From glow worms to sea sparkles and bioluminescent mushrooms, nature shines right across Australia. Due to its climate, geography and biodiversity, Tasmania is a nexus for glowing oddities. The aurora australis and sea sparkles can be captured in the same photo.
Biologist and author, Lisa-ann Gershwin, said Tasmania was a hot spot for things that glowed.
When the conditions are right, a large algae bloom can make the water sparkle in a flash of bright blue light. The dinoflagalette is a species noctiluca scintillans, commonly found in the coastal waters of New South Wales and and in more recent years in Tasmania. Dinoflagellates are a distinct branch of algae, different from plants and green algae. Blue algae eat other algae.
In the daylight, the algae could look red but could also be green or brown depending on what it ate. At night, its shimmering blue bioluminescence becomes visible due disturbance and the following chemical reaction. The flash is to deter prey that might come and eat it.
It is the same internal chemical reaction that also causes some species of fungi to glow in the dark, known as ghost mushrooms.
Glow worms can also be found in caves and shaded forest across Australia. These luminous little insects are actually maggots, the larval form of gnats. The light emitted by a chemical reaction in the glow worms is a deceptive prey trap. They attract prey to come to the light which then get caught in these sticky mucus snares.

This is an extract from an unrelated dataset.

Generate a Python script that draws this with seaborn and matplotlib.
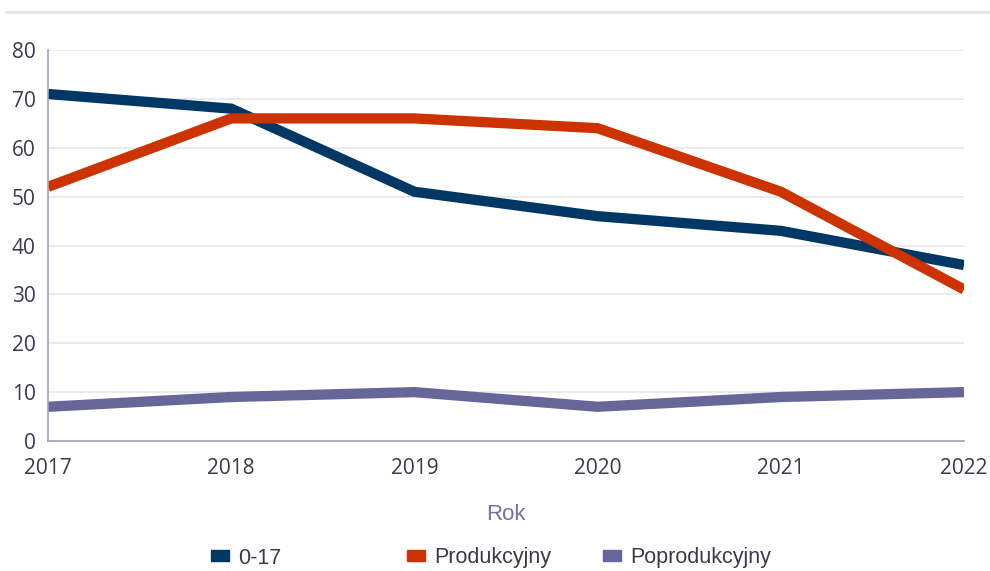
import matplotlib
matplotlib.use("Agg")
import matplotlib.pyplot as plt
import seaborn as sns
import pandas as pd
from matplotlib.patches import Patch
from matplotlib.lines import Line2D

years = [2017, 2018, 2019, 2020, 2021, 2022]
s_0_17 = [71, 68, 51, 46, 43, 36]
s_prod = [52, 66, 66, 64, 51, 31]
s_poprod = [7, 9, 10, 7, 9, 10]
series_names = ["0-17", "Produkcyjny", "Poprodukcyjny"]
colors = ["#003865", "#cc3300", "#666699"]
y_ticks = [0, 10, 20, 30, 40, 50, 60, 70, 80]
x_label = "Rok"

df = pd.DataFrame({
    "Rok": years * 3,
    "value": s_0_17 + s_prod + s_poprod,
    "series": [series_names[0]] * 6 + [series_names[1]] * 6 + [series_names[2]] * 6,
})

sns.set_theme(style="white")
plt.rcParams['font.family'] = ['Open Sans', 'DejaVu Sans']

fig = plt.figure(figsize=(9.9, 5.71), dpi=100)
ax = fig.add_axes([48/990, 1-441/571, (964-48)/990, (441-50)/571])

sns.lineplot(data=df, x="Rok", y="value", hue="series", palette=colors,
             hue_order=series_names, linewidth=7.4, ax=ax, legend=False,
             solid_capstyle="butt", solid_joinstyle="miter")

ax.set_xlim(2017, 2022)
ax.set_ylim(0, 80)
ax.set_yticks(y_ticks)
ax.set_xticks(years)
ax.grid(axis="y", color="#e6e6ee", linewidth=1.2)
ax.set_axisbelow(True)
for sp in ["top", "right"]:
    ax.spines[sp].set_visible(False)
for sp in ["left", "bottom"]:
    ax.spines[sp].set_color("#a0a0c0")
    ax.spines[sp].set_linewidth(1.2)
ax.tick_params(axis="both", length=0, labelsize=15, colors="#3a3a4c")
ax.tick_params(axis="y", pad=9)
ax.tick_params(axis="x", pad=12)
ax.set_ylabel("")
ax.set_xlabel(x_label, fontsize=16, color="#7373a3", labelpad=18,
              family=["Liberation Sans", "DejaVu Sans"])

# separator line under (cropped) title
fig.add_artist(Line2D([6/990, 1], [1-12/571, 1-12/571], color="#e6e6ee", linewidth=2.2))

xs = [211, 407, 603]
for name, c, x in zip(series_names, colors, xs):
    h = Patch(facecolor=c, edgecolor=c, label=name)
    leg = fig.legend(handles=[h], loc="center left", bbox_to_anchor=(x/990, 1-558/571),
                     frameon=False, handlelength=0.85, handleheight=0.42, handletextpad=0.4,
                     borderaxespad=0, borderpad=0,
                     prop={"family": ["Liberation Sans", "DejaVu Sans"], "size": 15.5})
    for t in leg.get_texts():
        t.set_color("#3a3a4c")

fig.savefig("out.png", dpi=100)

Natural glowing wonders can be broken down into two categories: bioluminescence and biofluorescence. Biofluorescence is a phenomena that can make animals glow fluorescent under certain light. In 2020 it was discovered that Australian mammals glowed under UV light. While bioluminescence is down to chemistry, biofluorescence is physics and could occur in natural and human made things such as a shoe or dishwashing liquid. Science still doesn’t know why some Australian mammals glow or what they see.